The sensors are very light and have little or no effect on the shaft
under test - if they did, no one would use them. In any event, you
can put an accelerometer on a shaft bearing housing and see if it's
output changes when you remove the torque sensor.

The only reason they didn't use instrumentation must have been that
Bede was cheap and in a hurry. It was definitely available and not
expensive.

Torsional resonance instrumentation is absolutely practical for home
builders and it doesn't cost all that much. The oscilloscope is
probably the most expensive thing and you could probably borrow one.

If I were going to do the auto engine shaft drive thing, I'd buy a
cheap running engine from a junk yard. If it ran rough, so much the
better. I'd build up the firewall forward drive system on a trailer
with a club prop. Then I'd run it to find and eliminate resonances.
Only then would I build an exact replica of the flight article using
new components and run that on the test stand.


While it is very likely that Jim Bede was cheap, or broke, and in a hurry; I
have also heard that they, meaning the senior staff on the project, simply
did not believe it--and also had great difficulty accepting the idea that a
softer, and intuitively a weaker, drive system could solve a torsional
resonance problem.

Also, my persoanl recollection is that there was once additional information
posted somewhere regarding the BD-5 development project--but I have no idea
where to find it on the free Internet.

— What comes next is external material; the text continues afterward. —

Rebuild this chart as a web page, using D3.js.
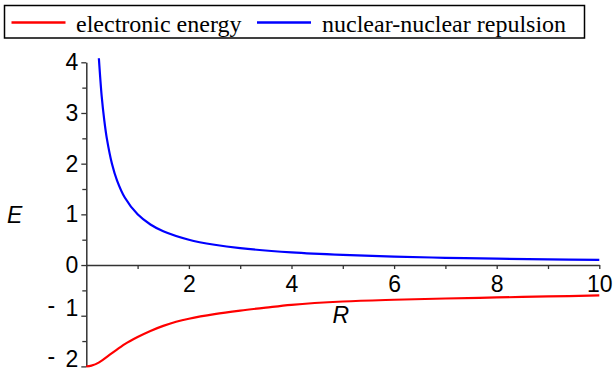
<!DOCTYPE html>
<html><head><meta charset="utf-8">
<script src="https://cdn.jsdelivr.net/npm/d3@7"></script>
<style>
body{margin:0;background:#fff;}
svg{display:block;}
</style></head>
<body>
<svg id="c" width="615" height="376"></svg>
<script>
// Data
const seriesNames = ["electronic energy", "nuclear-nuclear repulsion"];
const seriesColors = ["#ff0000", "#0000ff"];
const electronicR = [0, 0.1, 0.25, 0.5, 0.75, 1, 1.25, 1.5, 1.75, 2, 2.5, 3, 3.5, 4, 5, 6, 7, 8, 9, 10];
const electronicE = [-2.0, -1.985, -1.92, -1.74, -1.56, -1.42, -1.30, -1.20, -1.12, -1.06, -0.97, -0.90, -0.84, -0.785, -0.72, -0.685, -0.66, -0.64, -0.62, -0.60];
const repulsionR = [0.245, 0.3, 0.35, 0.4, 0.5, 0.6, 0.75, 1, 1.25, 1.5, 2, 2.5, 3, 4, 5, 6, 7, 8, 9, 10];
const repulsionE = [4.08, 3.33, 2.86, 2.5, 2.0, 1.667, 1.333, 1.0, 0.8, 0.667, 0.5, 0.4, 0.333, 0.25, 0.2, 0.167, 0.143, 0.125, 0.111, 0.1];
const xMajorTicks = [2, 4, 6, 8, 10];
const xMinorTicks = [1, 3, 5, 7, 9];
const yMajorTicks = [-2, -1, 0, 1, 2, 3, 4];
const yMinorTicks = [-1.5, -0.5, 0.5, 1.5, 2.5, 3.5];
const xLabel = "R", yLabel = "E";

const svg = d3.select("#c");
const x = d3.scaleLinear().domain([0, 10]).range([86.3, 599.3]);
const y = d3.scaleLinear().domain([-2, 4]).range([366.4, 62.3]);
const axisColor = "#333";
const tickFont = "Liberation Sans, Arial, Helvetica, sans-serif";

// x axis at y=0
const gx = svg.append("g").attr("transform", `translate(0,${y(0)})`);
gx.call(d3.axisBottom(x).tickValues(xMajorTicks).tickSize(4).tickPadding(7).tickSizeOuter(0).tickFormat(d3.format("d")));
const gxMinor = gx.append("g").call(d3.axisBottom(x).tickValues(xMinorTicks).tickSize(4).tickSizeOuter(0).tickFormat(""));
gxMinor.select(".domain").remove();
gxMinor.selectAll("text").remove();
// y axis at x=0
const gy = svg.append("g").attr("transform", `translate(${x(0)},0)`);
gy.call(d3.axisLeft(y).tickValues(yMajorTicks).tickSize(5).tickPadding(3).tickSizeOuter(0)
  .tickFormat(d => String(Math.abs(d))));
const gyMinor = svg.append("g").attr("transform", `translate(${x(0)},0)`)
  .call(d3.axisLeft(y).tickValues(yMinorTicks).tickSize(4).tickSizeOuter(0).tickFormat(""));
gyMinor.select(".domain").remove();
gyMinor.selectAll("text").remove();

svg.selectAll(".domain").attr("stroke", axisColor).attr("stroke-width", 1.5);
svg.selectAll(".tick line").attr("stroke", axisColor).attr("stroke-width", 1.3);
svg.selectAll(".tick text").attr("font-family", tickFont).attr("font-size", 23).attr("fill", "#000");

// negative labels: raised minus sign followed by a gap
gy.selectAll(".tick text").each(function(d) {
  if (d < 0) {
    const t = d3.select(this);
    const digits = String(Math.abs(d));
    t.text(null);
    t.append("tspan").attr("dy", "-0.14em").text("-");
    t.append("tspan").attr("dx", "0.45em").attr("dy", "0.14em").text(digits);
  }
});

// axis labels
svg.append("text").attr("x", x(4.8)).attr("y", 323).attr("font-family", tickFont).attr("font-style", "italic")
  .attr("font-size", 23).attr("fill", "#000").text(xLabel);
svg.append("text").attr("x", 7).attr("y", 223).attr("font-family", tickFont).attr("font-style", "italic")
  .attr("font-size", 23).attr("fill", "#000").text(yLabel);

// curves
const line = d3.line().x(d => x(d[0])).y(d => y(d[1])).curve(d3.curveCatmullRom.alpha(0.5));
svg.append("path").datum(electronicR.map((r, i) => [r, electronicE[i]]))
  .attr("d", line).attr("fill", "none").attr("stroke", seriesColors[0]).attr("stroke-width", 2.2);
svg.append("path").datum(repulsionR.map((r, i) => [r, repulsionE[i]]))
  .attr("d", line).attr("fill", "none").attr("stroke", seriesColors[1]).attr("stroke-width", 2.2);

// legend
const lg = svg.append("g");
lg.append("rect").attr("x", 4.5).attr("y", 5.5).attr("width", 580).attr("height", 32.5)
  .attr("fill", "none").attr("stroke", "#000").attr("stroke-width", 1.5);
const legendFont = "Liberation Serif, Times New Roman, serif";
const items = [{x1: 11.5, x2: 65.5, tx: 76}, {x1: 257, x2: 311, tx: 322}];
items.forEach((it, i) => {
  lg.append("line").attr("x1", it.x1).attr("x2", it.x2).attr("y1", 22.5).attr("y2", 22.5)
    .attr("stroke", seriesColors[i]).attr("stroke-width", 2.5);
  lg.append("text").attr("x", it.tx).attr("y", 31.5).attr("font-family", legendFont).attr("font-size", 24)
    .attr("fill", "#000").text(seriesNames[i]);
});
</script>
</body></html>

A very similar, if not the same,
article is also available in a back issue of Contact! and used to be readily
available--possibly on PrimeMover--and I could swear that there were more
pictures and possibly longer text.

In any case, you are absolutely correct that all sorts of strain guages, and
connections for them, were readily available and inexpensive by the middle
sixties and the frequency range was perfect for the cheapest oscilloscopes
commonly used in high school electronics classes at that time.